Step 4: Mount the Central Hubs
- Mount your voltage reducer and accessory fuse block in a clean, dry area (usually under the seat or behind the dash structure).
- Connect your accessory harness leads to this centralized fuse block.
Step 5: Wire the Dash and Switches
- Feed the steering column wires upward for your turn signal switch and horn.
- Connect the key-switch trigger wire so your accessory system knows when the cart is active.
Step 6: Final Connections and Testing
- Once all accessories are plugged into the harness, connect the voltage reducer’s input side to the main positive and negative of your battery pack.

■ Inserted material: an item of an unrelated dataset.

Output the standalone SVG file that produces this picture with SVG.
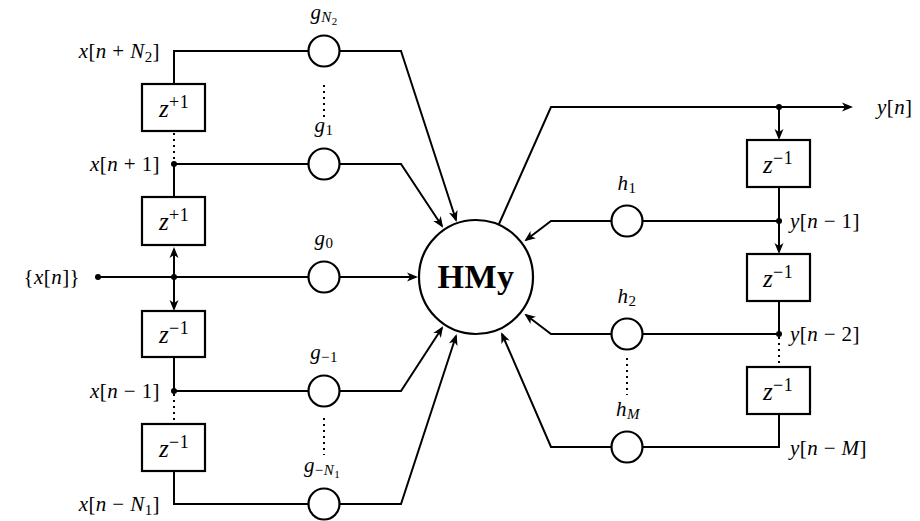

- Reconnect your heavy-gauge battery cables.
- Test each function one by one: headlights, brake lights, turn signals, and accessories.
- Only after everything tests perfectly should you secure the harness firmly with UV-resistant zip ties or split-loom tubing.
5. Pro-Tips for a Bulletproof Electrical System
- Use Marine-Grade Heat Shrink Connectors: Golf carts live in high-vibration, high-moisture environments. Standard plastic crimp connectors will eventually corrode or vibrate loose. Heat shrink terminals with internal adhesive seal out water completely.
- Dielectric Grease is Your Friend: Apply a small dab of dielectric grease to all plug-in harness connections and bulb sockets to prevent moisture intrusion and corrosion.
- Gauge Matters for High-Amp Upgrades: If you are upgrading your motor or controller at the same time, upgrade your heavy battery cables to 2 AWG. Thicker cables minimize resistance, resulting in cooler operating temperatures and maximum torque delivery.